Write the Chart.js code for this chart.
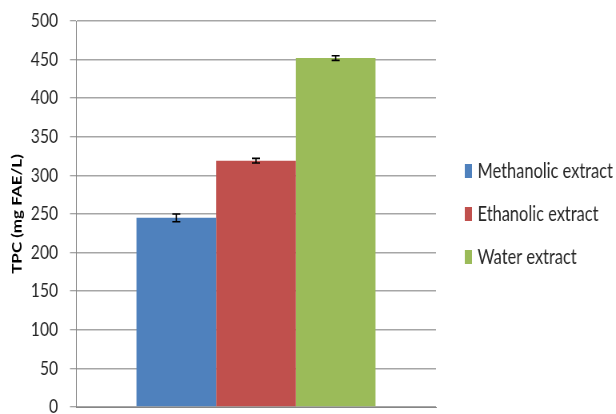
<!DOCTYPE html>
<html>
<head>
<meta charset="utf-8">
<script src="https://cdn.jsdelivr.net/npm/chart.js@4.4.0/dist/chart.umd.min.js"></script>
<style>
  html, body { margin: 0; padding: 0; background: #fff; overflow: hidden; }
  #wrap { width: 770px; height: 428px; transform: scaleX(0.8); transform-origin: 0 0; }
</style>
</head>
<body>
<div id="wrap"><canvas id="c" width="770" height="428"></canvas></div>
<script>
// ── Data ───────────────────────────────────────────────────────
const categories = [''];
const seriesNames = ['Methanolic extract', 'Ethanolic extract', 'Water extract'];
const seriesValues = [245, 319, 452];
const seriesErrors = [5, 3, 3];
const seriesColors = ['#4f81bd', '#c0504d', '#9bbb59'];
const yTicks = [0, 50, 100, 150, 200, 250, 300, 350, 400, 450, 500];

const FONT = 'Lato, "Open Sans", sans-serif';

// error bars drawn off the y scale
const errorBars = {
    id: 'errorBars',
    afterDatasetsDraw(chart) {
        const ctx = chart.ctx;
        const y = chart.scales.y;
        ctx.save();
        ctx.strokeStyle = '#000';
        ctx.lineWidth = 1.6;
        chart.data.datasets.forEach((ds, i) => {
            const bar = chart.getDatasetMeta(i).data[0];
            const top = y.getPixelForValue(ds.data[0] + seriesErrors[i]);
            const bot = y.getPixelForValue(ds.data[0] - seriesErrors[i]);
            const x = bar.x, w = 5;
            ctx.beginPath();
            ctx.moveTo(x, top); ctx.lineTo(x, bot);
            ctx.moveTo(x - w, top); ctx.lineTo(x + w, top);
            ctx.moveTo(x - w, bot); ctx.lineTo(x + w, bot);
            ctx.stroke();
        });
        ctx.restore();
    },
};

// legend on the right, placed against the chart area
const sideLegend = {
    id: 'sideLegend',
    afterDraw(chart) {
        const ctx = chart.ctx;
        const area = chart.chartArea;
        const mid = (area.top + area.bottom) / 2;
        const step = 43;
        ctx.save();
        ctx.font = '20.5px ' + FONT;
        ctx.textBaseline = 'middle';
        chart.data.datasets.forEach((ds, i) => {
            const cy = mid + (i - 1) * step;
            ctx.fillStyle = ds.backgroundColor;
            ctx.fillRect(area.right + 36, cy - 7, 9, 14);
            ctx.fillStyle = '#262626';
            ctx.fillText(ds.label, area.right + 52, cy);
        });
        ctx.restore();
    },
};

new Chart(document.getElementById('c').getContext('2d'), {
    type: 'bar',
    data: {
        labels: categories,
        datasets: seriesNames.map((name, i) => ({
            label: name,
            data: [seriesValues[i]],
            backgroundColor: seriesColors[i],
            borderWidth: 0,
            categoryPercentage: 0.664,
            barPercentage: 1,
        })),
    },
    options: {
        responsive: false,
        animation: false,
        layout: { autoPadding: false, padding: { top: 21, right: 225, bottom: 21, left: 0 } },
        plugins: {
            legend: { display: false },
            tooltip: { enabled: false },
        },
        scales: {
            x: {
                ticks: { display: false },
                grid: { display: false },
                border: { display: true, color: '#868686', width: 1 },
                afterFit: s => { s.height = 0; },
            },
            y: {
                min: 0,
                max: 500,
                afterBuildTicks: s => { s.ticks = yTicks.map(v => ({ value: v })); },
                ticks: {
                    color: '#262626',
                    font: { family: FONT, size: 19.5, lineHeight: 0.5 },
                    padding: 15,
                },
                grid: {
                    color: '#a6a6a6',
                    lineWidth: 1.5,
                    tickLength: 7.5,
                    tickColor: '#868686',
                    tickWidth: 1,
                },
                border: { display: true, color: '#868686', width: 1 },
                title: {
                    display: true,
                    text: 'TPC (mg FAE/L)',
                    color: '#000',
                    font: { family: FONT, size: 17, weight: 'bold' },
                    padding: { top: 11, bottom: 0 },
                },
                afterFit: s => { s.width = 95; },
            },
        },
    },
    plugins: [errorBars, sideLegend],
});
</script>
</body>
</html>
##########
_Instructions for the task_
Return the whole listing, word for word, and leave out every picture.

_Worked solution_
Write the Chart.js code for this chart.
<!DOCTYPE html>
<html>
<head>
<meta charset="utf-8">
<script src="https://cdn.jsdelivr.net/npm/chart.js@4.4.0/dist/chart.umd.min.js"></script>
<style>
  html, body { margin: 0; padding: 0; background: #fff; overflow: hidden; }
  #wrap { width: 770px; height: 428px; transform: scaleX(0.8); transform-origin: 0 0; }
</style>
</head>
<body>
<div id="wrap"><canvas id="c" width="770" height="428"></canvas></div>
<script>
// ── Data ───────────────────────────────────────────────────────
const categories = [''];
const seriesNames = ['Methanolic extract', 'Ethanolic extract', 'Water extract'];
const seriesValues = [245, 319, 452];
const seriesErrors = [5, 3, 3];
const seriesColors = ['#4f81bd', '#c0504d', '#9bbb59'];
const yTicks = [0, 50, 100, 150, 200, 250, 300, 350, 400, 450, 500];

const FONT = 'Lato, "Open Sans", sans-serif';

// error bars drawn off the y scale
const errorBars = {
    id: 'errorBars',
    afterDatasetsDraw(chart) {
        const ctx = chart.ctx;
        const y = chart.scales.y;
        ctx.save();
        ctx.strokeStyle = '#000';
        ctx.lineWidth = 1.6;
        chart.data.datasets.forEach((ds, i) => {
            const bar = chart.getDatasetMeta(i).data[0];
            const top = y.getPixelForValue(ds.data[0] + seriesErrors[i]);
            const bot = y.getPixelForValue(ds.data[0] - seriesErrors[i]);
            const x = bar.x, w = 5;
            ctx.beginPath();
            ctx.moveTo(x, top); ctx.lineTo(x, bot);
            ctx.moveTo(x - w, top); ctx.lineTo(x + w, top);
            ctx.moveTo(x - w, bot); ctx.lineTo(x + w, bot);
            ctx.stroke();
        });
        ctx.restore();
    },
};

// legend on the right, placed against the chart area
const sideLegend = {
    id: 'sideLegend',
    afterDraw(chart) {
        const ctx = chart.ctx;
        const area = chart.chartArea;
        const mid = (area.top + area.bottom) / 2;
        const step = 43;
        ctx.save();
        ctx.font = '20.5px ' + FONT;
        ctx.textBaseline = 'middle';
        chart.data.datasets.forEach((ds, i) => {
            const cy = mid + (i - 1) * step;
            ctx.fillStyle = ds.backgroundColor;
            ctx.fillRect(area.right + 36, cy - 7, 9, 14);
            ctx.fillStyle = '#262626';
            ctx.fillText(ds.label, area.right + 52, cy);
        });
        ctx.restore();
    },
};

new Chart(document.getElementById('c').getContext('2d'), {
    type: 'bar',
    data: {
        labels: categories,
        datasets: seriesNames.map((name, i) => ({
            label: name,
            data: [seriesValues[i]],
            backgroundColor: seriesColors[i],
            borderWidth: 0,
            categoryPercentage: 0.664,
            barPercentage: 1,
        })),
    },
    options: {
        responsive: false,
        animation: false,
        layout: { autoPadding: false, padding: { top: 21, right: 225, bottom: 21, left: 0 } },
        plugins: {
            legend: { display: false },
            tooltip: { enabled: false },
        },
        scales: {
            x: {
                ticks: { display: false },
                grid: { display: false },
                border: { display: true, color: '#868686', width: 1 },
                afterFit: s => { s.height = 0; },
            },
            y: {
                min: 0,
                max: 500,
                afterBuildTicks: s => { s.ticks = yTicks.map(v => ({ value: v })); },
                ticks: {
                    color: '#262626',
                    font: { family: FONT, size: 19.5, lineHeight: 0.5 },
                    padding: 15,
                },
                grid: {
                    color: '#a6a6a6',
                    lineWidth: 1.5,
                    tickLength: 7.5,
                    tickColor: '#868686',
                    tickWidth: 1,
                },
                border: { display: true, color: '#868686', width: 1 },
                title: {
                    display: true,
                    text: 'TPC (mg FAE/L)',
                    color: '#000',
                    font: { family: FONT, size: 17, weight: 'bold' },
                    padding: { top: 11, bottom: 0 },
                },
                afterFit: s => { s.width = 95; },
            },
        },
    },
    plugins: [errorBars, sideLegend],
});
</script>
</body>
</html>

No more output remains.